Small businesses like the aforementioned usually start from acquiring their capital from the owner and his/her family and close relatives. While this may be helpful for an aspiring entrepreneur, it also has some difficulties in terms of management and decision making. For one thing, a relative who provides funds for the bookstore may invoke that he/she should have the final say on matters concerning the business since he/she provides the capital. Second, there are good reasons to believe that in matters of business, it helps not to involve too much family members. While it is true that family members and relatives may provide support, it is also true that they can be burdensome at times and inimical to the growth and goals of the business.
Fortunately, there are alternative sources of funds that are available to the independent entrepreneur. Small business enterprises may opt considering funding from an outside source: loan creditor institutions by improving their firm-creditor relationship. This may be done by improving what Petersen and Rajan calls the “lending relationships”. This is made possible by the fact that in recent economic theories, there is a significant shift in terms of considering the importance of small-scale industries in economic growth. “Small firms are an important component of the national economy, producing 38 percent of gross national product” (Petersen and Rajan, 1994, p. 5).
Bank financing is an option available for the entrepreneur who wants to keep his/her business not merely surviving but more importantly, growing. It is interesting to note that even in the UK, much of the banks’ decision whether or not to lend a borrower is not so much dependent upon the collateral provided for by the founder/s of a business but with the business’ performance growth and other factors. To further this point, D. J. Storey (1994) wrote the following:
More than four out of five wholly new firms obtaining loan/overdraft facilities from the largest UK bank were not required to provide security, since the monies were below that which the bank felt it worthwhile to secure. This means that the bank is not providing lending based on collateral, and is more likely to be basing its decision upon the characteristics of the founder and other characteristics of the business which can be identified at startup (p. 139).
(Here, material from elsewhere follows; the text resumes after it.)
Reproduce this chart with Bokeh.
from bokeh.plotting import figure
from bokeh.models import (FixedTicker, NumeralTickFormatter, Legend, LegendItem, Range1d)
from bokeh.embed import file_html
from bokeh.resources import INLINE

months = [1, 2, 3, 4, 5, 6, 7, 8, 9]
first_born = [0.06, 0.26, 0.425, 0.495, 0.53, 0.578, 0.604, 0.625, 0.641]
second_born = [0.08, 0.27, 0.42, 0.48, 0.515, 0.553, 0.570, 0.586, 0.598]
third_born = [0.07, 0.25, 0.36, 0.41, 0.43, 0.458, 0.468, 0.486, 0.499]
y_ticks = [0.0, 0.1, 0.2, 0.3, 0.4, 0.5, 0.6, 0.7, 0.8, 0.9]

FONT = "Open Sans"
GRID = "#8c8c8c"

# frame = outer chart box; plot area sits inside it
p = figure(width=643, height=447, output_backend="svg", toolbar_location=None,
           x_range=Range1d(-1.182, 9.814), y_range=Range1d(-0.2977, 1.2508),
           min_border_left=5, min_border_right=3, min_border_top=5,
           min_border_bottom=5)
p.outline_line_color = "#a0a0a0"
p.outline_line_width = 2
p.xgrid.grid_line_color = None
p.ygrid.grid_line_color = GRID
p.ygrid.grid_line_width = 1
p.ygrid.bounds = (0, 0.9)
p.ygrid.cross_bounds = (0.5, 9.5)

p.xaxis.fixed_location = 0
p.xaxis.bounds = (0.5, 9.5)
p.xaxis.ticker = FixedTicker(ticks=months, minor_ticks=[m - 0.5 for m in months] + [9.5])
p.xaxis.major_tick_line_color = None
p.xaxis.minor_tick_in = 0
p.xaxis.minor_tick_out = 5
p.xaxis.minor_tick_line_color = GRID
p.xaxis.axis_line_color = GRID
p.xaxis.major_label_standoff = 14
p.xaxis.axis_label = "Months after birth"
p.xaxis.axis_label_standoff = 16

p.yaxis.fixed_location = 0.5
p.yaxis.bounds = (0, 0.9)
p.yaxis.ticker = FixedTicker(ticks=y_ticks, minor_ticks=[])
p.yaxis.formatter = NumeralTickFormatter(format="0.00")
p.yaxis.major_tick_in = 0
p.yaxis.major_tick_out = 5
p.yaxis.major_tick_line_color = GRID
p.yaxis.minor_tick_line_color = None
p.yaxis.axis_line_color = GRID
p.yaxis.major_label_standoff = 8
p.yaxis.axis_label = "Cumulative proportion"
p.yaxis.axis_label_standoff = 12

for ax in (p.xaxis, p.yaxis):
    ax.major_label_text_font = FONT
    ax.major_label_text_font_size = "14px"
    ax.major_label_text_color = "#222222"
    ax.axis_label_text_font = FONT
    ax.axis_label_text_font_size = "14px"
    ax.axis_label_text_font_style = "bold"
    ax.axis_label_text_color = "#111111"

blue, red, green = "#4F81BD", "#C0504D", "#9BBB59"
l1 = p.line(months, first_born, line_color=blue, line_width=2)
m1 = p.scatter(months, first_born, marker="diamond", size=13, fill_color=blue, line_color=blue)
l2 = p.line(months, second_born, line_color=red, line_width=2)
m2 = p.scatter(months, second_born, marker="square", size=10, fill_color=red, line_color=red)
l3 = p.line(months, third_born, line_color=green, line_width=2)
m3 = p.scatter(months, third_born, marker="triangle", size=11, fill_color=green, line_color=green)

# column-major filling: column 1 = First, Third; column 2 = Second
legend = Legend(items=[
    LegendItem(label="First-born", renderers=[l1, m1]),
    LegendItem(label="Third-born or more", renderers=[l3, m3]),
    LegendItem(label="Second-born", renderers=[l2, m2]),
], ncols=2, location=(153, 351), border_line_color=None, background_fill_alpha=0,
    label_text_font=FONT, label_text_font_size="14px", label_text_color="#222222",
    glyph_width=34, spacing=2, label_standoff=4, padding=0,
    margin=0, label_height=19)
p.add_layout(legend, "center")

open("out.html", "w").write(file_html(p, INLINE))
The foregoing discussion presents us with the practical benefits of alternative sources of funding for small businesses. Recent discussions provide good reasons for the tenability of Storey’s point. Consider Robert T. Hamilton’s (1998) observation:
While the savings of the founders continue to be the dominant source of initial capital, the proportion of businesses dependent on such funding fell from 76 per cent of the oldest firms to 60 per cent of the newest group; a difference in proportions which is significant at the 10 per cent level. The recent increased involvement of financial institutions (mainly banks) in funding new businesses may indicate an improved ability on their part to monitor and control new enterprise lending (p. 239).
The used bookstore owner’s dilemma is that even if funding is readily available because of the fact that the owner has a rich relative providing for the funds, long-term goals may be at risk. In terms of the owner’s autonomy in business decisions and directions, it is difficult to deny the fact that the rich relative, being the source of the funding, almost and always has something to say about them. More so, if the owner seeks business growth and not merely survival as one of its long-term goals, it will be wise to seek funding from an outside source.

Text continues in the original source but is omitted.